Personally, I am not a big fan of stop motion animation. Yet, the more of the film I watched, the more captivated I was by it. It is very hard to put into words what the appeal of this movie is for me. The story is sweet and definitely amusing at times, but there is more to it than that. Somehow, a large part of the appeal came from HOW the story was told. The use of both English and Japanese, the purposely deadpan portrayals of some of the characters, and the implications on how a dog may think all come together very nicely.

Speaking of utilizing both English and Japanese, this is one of the most clever facets of the film. This movie was obviously made for an English speaking audience, so it would probably be more appealing to that audience if the characters spoke English as well. But given its setting in Japan, it would make more sense for the characters to be speaking Japanese. So which is the best way to go?
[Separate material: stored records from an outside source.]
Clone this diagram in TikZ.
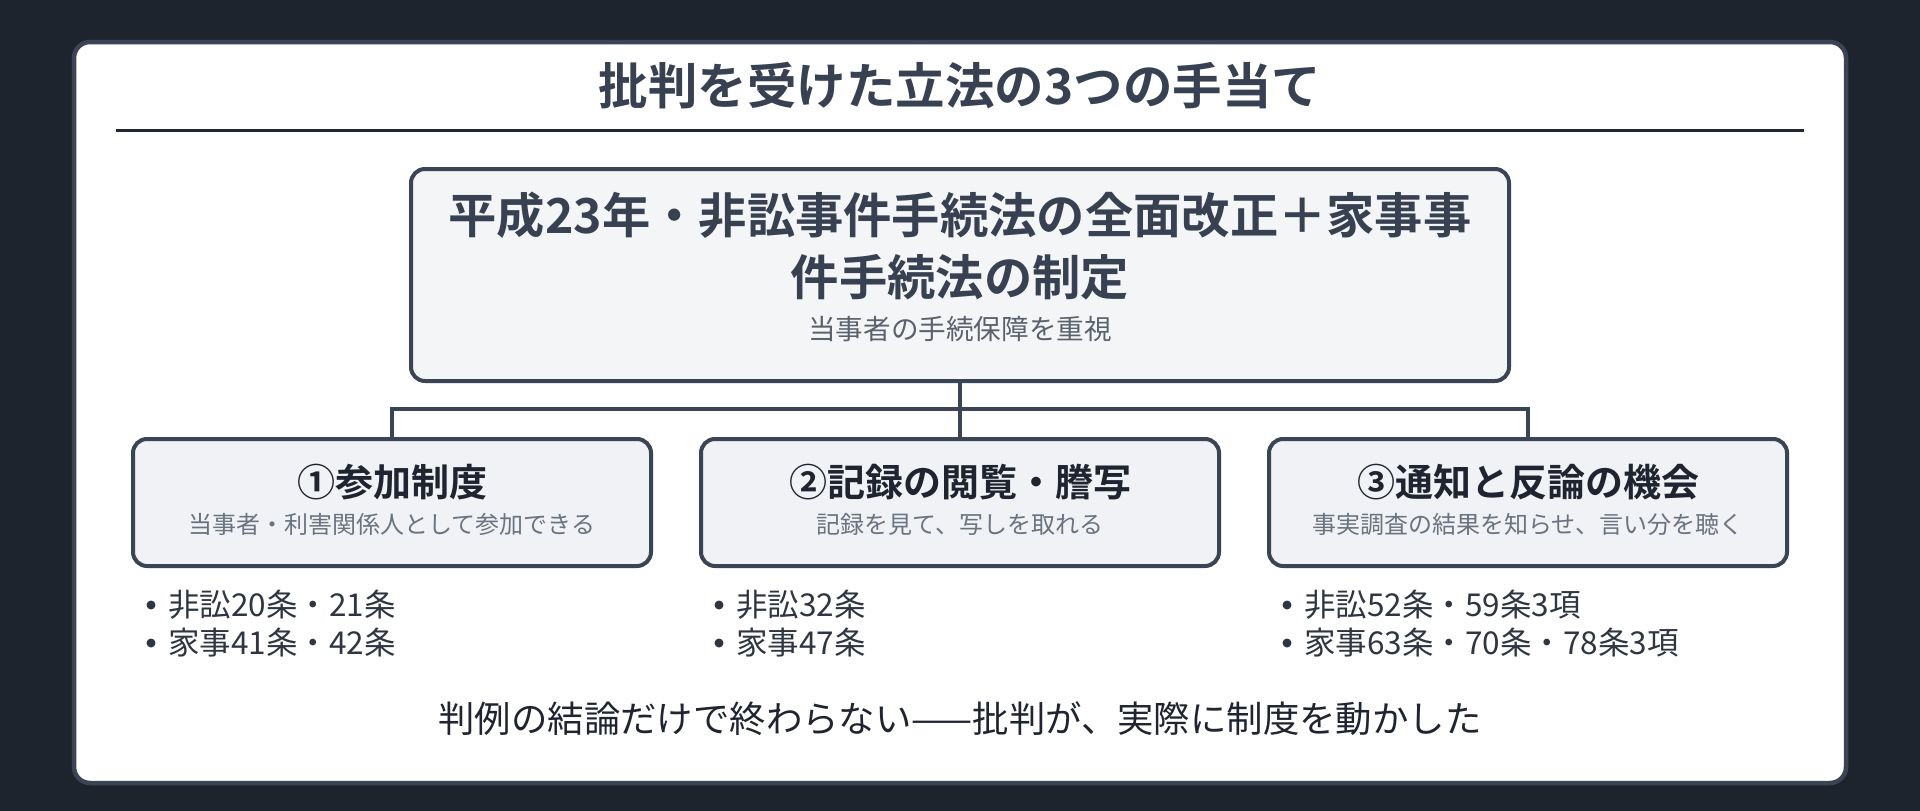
\documentclass[tikz,border=0pt]{standalone}
\usepackage{fontspec}
\setmainfont{Noto Sans CJK JP}[BoldFont={Noto Sans CJK JP Bold}]
\usetikzlibrary{arrows.meta}
\definecolor{bgc}{HTML}{1E242E}
\definecolor{edgec}{HTML}{3B4454}
\definecolor{topfill}{HTML}{F4F5F6}
\definecolor{childfill}{HTML}{F0F2F5}
\definecolor{titlec}{HTML}{374151}
\definecolor{headc}{HTML}{1F2430}
\definecolor{subc}{HTML}{6B7280}
\definecolor{itemc}{HTML}{2F3642}
\tikzset{
  card/.style={draw=edgec, fill=white, line width=4.5pt, rounded corners=16pt,
    minimum width=1772pt, minimum height=741pt, inner sep=0pt},
  topbox/.style={draw=edgec, fill=topfill, line width=4pt, rounded corners=14pt,
    minimum width=1098pt, minimum height=212pt, inner sep=0pt},
  childbox/.style={draw=edgec, fill=childfill, line width=4pt, rounded corners=14pt,
    minimum width=518pt, minimum height=127pt, inner sep=0pt},
  conn/.style={draw=edgec, line width=3.5pt},
  arr/.style={conn, -{Triangle[width=22pt,length=7pt]}, shorten >=-4pt},
  maintitle/.style={font=\fontsize{49.5}{59}\selectfont\bfseries, text=titlec, inner sep=0pt},
  toptext/.style={font=\fontsize{48.3}{58}\selectfont\bfseries, text=titlec, inner sep=0pt},
  topsub/.style={font=\fontsize{27.6}{33}\selectfont, text=subc!85!black, inner sep=0pt},
  childhead/.style={font=\fontsize{38}{46}\selectfont\bfseries, text=headc, inner sep=0pt},
  childsub/.style={font=\fontsize{24}{29}\selectfont, text=subc, inner sep=0pt},
  item/.style={font=\fontsize{31.5}{38}\selectfont, text=itemc, inner sep=0pt, anchor=west},
  footer/.style={font=\fontsize{36.4}{44}\selectfont, text=headc, inner sep=0pt},
  rule/.style={draw=headc!90!edgec, line width=3pt}
}
\begin{document}
\begin{tikzpicture}[x=1pt,y=-1pt]
\useasboundingbox (0,0) rectangle (1920,811);
\fill[bgc] (0,0) rectangle (1920,811);
\node[card] (card) at (960,412.5) {};
\node[maintitle] (title) at (960,86) {批判を受けた立法の3つの手当て};
\coordinate (ruleL) at (116,130);
\coordinate (ruleR) at (1804,130);
\draw[rule] (ruleL) -- (ruleR);

% connectors first, boxes drawn over them
\coordinate (topS) at (960,381);
\coordinate (hub) at (960,409);
\coordinate (c1N) at (392,439);
\coordinate (c2N) at (960,439);
\coordinate (c3N) at (1528,439);
\draw[conn] (topS) -- (hub);
\draw[arr] (hub) -| ([yshift=-2pt]c1N);
\draw[arr] (hub) -- ([yshift=-2pt]c2N);
\draw[arr] (hub) -| ([yshift=-2pt]c3N);

\node[topbox] (top) at (960,275) {};
\node[toptext] (topl1) at (960,215) {平成23年・非訟事件手続法の全面改正＋家事事};
\node[toptext] (topl2) at (960,277) {件手続法の制定};
\node[topsub] (topsub) at (960,329) {当事者の手続保障を重視};

\node[childbox] (c1) at (392,502.5) {};
\node[childbox] (c2) at (960,502.5) {};
\node[childbox] (c3) at (1528,502.5) {};

\node[childhead] (h1) at (392,482) {①参加制度};
\node[childsub] (s1) at (392,524) {当事者・利害関係人として参加できる};
\node[childhead] (h2) at (960,482) {②記録の閲覧・謄写};
\node[childsub] (s2) at (960,524) {記録を見て、写しを取れる};
\node[childhead] (h3) at (1528,482) {③通知と反論の機会};
\node[childsub] (s3) at (1528,524) {事実調査の結果を知らせ、言い分を聴く};

% bullet lists
\fill[itemc] (151,605) circle (4.5pt);
\node[item] (i11) at (168,605) {非訟20条・21条};
\fill[itemc] (151,643) circle (4.5pt);
\node[item] (i12) at (168,643) {家事41条・42条};
\fill[itemc] (719,605) circle (4.5pt);
\node[item] (i21) at (736,605) {非訟32条};
\fill[itemc] (719,643) circle (4.5pt);
\node[item] (i22) at (736,643) {家事47条};
\fill[itemc] (1287,605) circle (4.5pt);
\node[item] (i31) at (1304,605) {非訟52条・59条3項};
\fill[itemc] (1287,643) circle (4.5pt);
\node[item] (i32) at (1304,643) {家事63条・70条・78条3項};

\node[footer] (foot) at (960,719) {判例の結論だけで終わらない——批判が、実際に制度を動かした};
\end{tikzpicture}
\end{document}
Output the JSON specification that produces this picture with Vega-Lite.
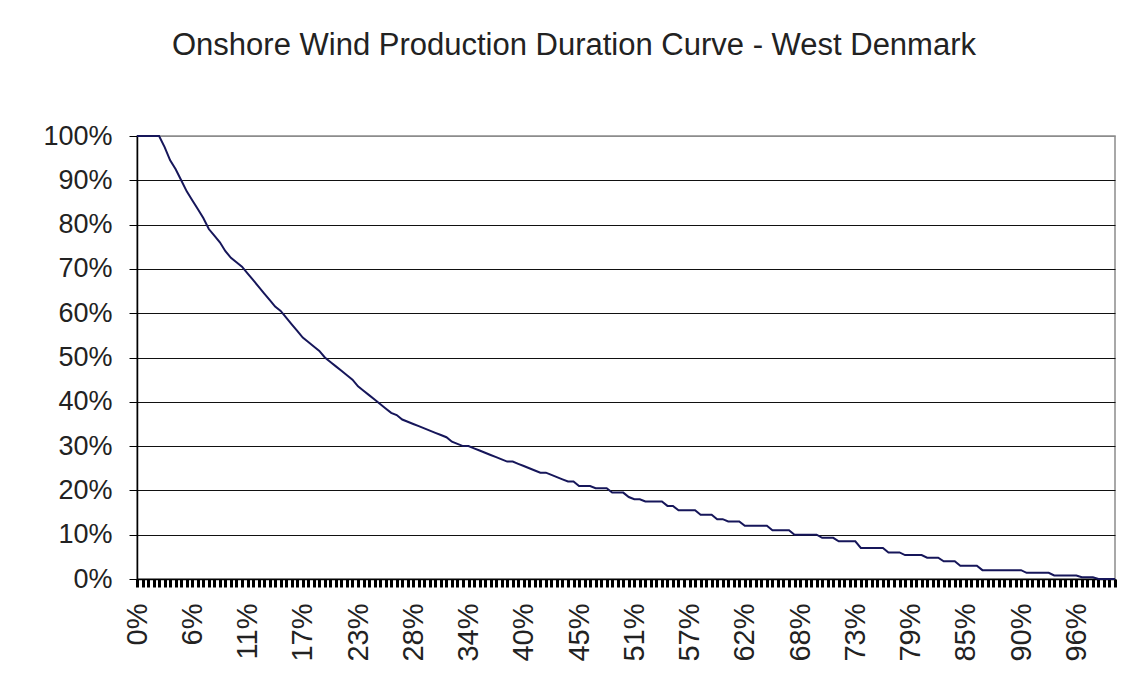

Many films in similar situations may simply have the characters speak English regardless or make up a reason for them to be speaking English into the plot line. But in the case of Isle of Dogs, both languages were brilliantly incorporated by making use of the fact that humans and dogs speak different languages. More specifically, "dog speak" is represented by English, and "human speak" is represented by Japanese. Furthermore, the film also includes a foreign exchange student from America and English newscasters translating for Japanese government officials so that key plot points in the movie are also expressed in English.


On the negative side, parts of the plot and some of the animation were a little silly. For example, the fight scenes in the movie were animated as a dust cloud, the kind you see in old Saturday morning cartoons. But this is a very minor ding against an overall very worthwhile film. In fact, it may have even given the film a bit of the absurdity it needed to keep it generally lighthearted.

I did not expect to like Isle of Dogs as much as I did. It seemed interesting from its trailers, but I figured it would be the type of film that I would forget about a couple of months later. However, thanks to the ingenious way the story was told, I was pleasantly surprised. This movie is probably not the kind of film that is on most people's lists of favorite movies, but it is a sweet and beautifully made movie which I definitely recommend.